Bom, pelo menos pra alguma coisa essa nova derrota pra França serviu:
pra acabar com essa crendice ridícula que o Brasil vendeu o resultado da final de 98. E o comprador tem até nome e endereço: a Nike. Ou seja, a Nike, querendo que França fosse campeã de todo jeito (sabe-se lá por que), e, é claro, sendo impossível derrotar o Brasil numa final de Copa (o Uruguai que o diga...) comprou todos os 25 jogadores da Seleção Brasileira, comissão técnica, roupeiros, etc. E nunca ninguém vazou nada porque foram muito bem pagos. Essa é muito boa. Qualquer moleque que bate peladas no meio da rua sabe que, ainda que fosse pelo dinheiro, os jogadores lucrariam muito mais com a valorização dos próprios passes e com publicidade sendo campeões do mundo. Sem falar da realização profissional, um lugar na história do futebol, etc. Os caras ganham milhões de dólares por ano e simplesmente resolveram jogar tudo isso pro alto porque a Nike acenou com mais alguns trocados. Só o brasileiro mesmo pra imaginar uma teoria mirabolante dessas. Nós não participamos de Copas, nós perdemos ou ganhamos Copas. Ser vice-campeão então é inaceitável, é caso pra demissão sumária do treinador e execração eterna dos jogadores.

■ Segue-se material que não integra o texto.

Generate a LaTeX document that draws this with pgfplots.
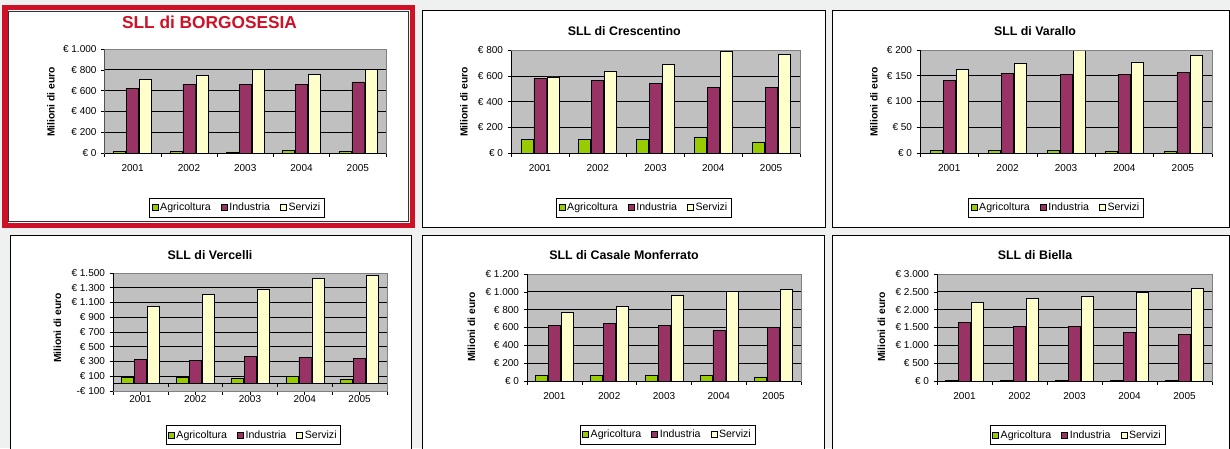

O Brasil participou de sete finais de Copas do Mundo, perdeu duas, ganhou cinco. A Alemanha participou também de sete, ganhou três, perdeu quatro. Quem terá sido que comprou essas quatro finais da Alemanha? Nunca se ouviu falar de um alemão que levantasse essa hipótese. Os alemães acham que o seu time perdeu porque jogou mal ou , mesmo tendo jogado bem, o adversário jogou melhor ou aproveitou melhor as oportunidades. Esses alemães não entendem nada mesmo de teorias da conspiração no futebol.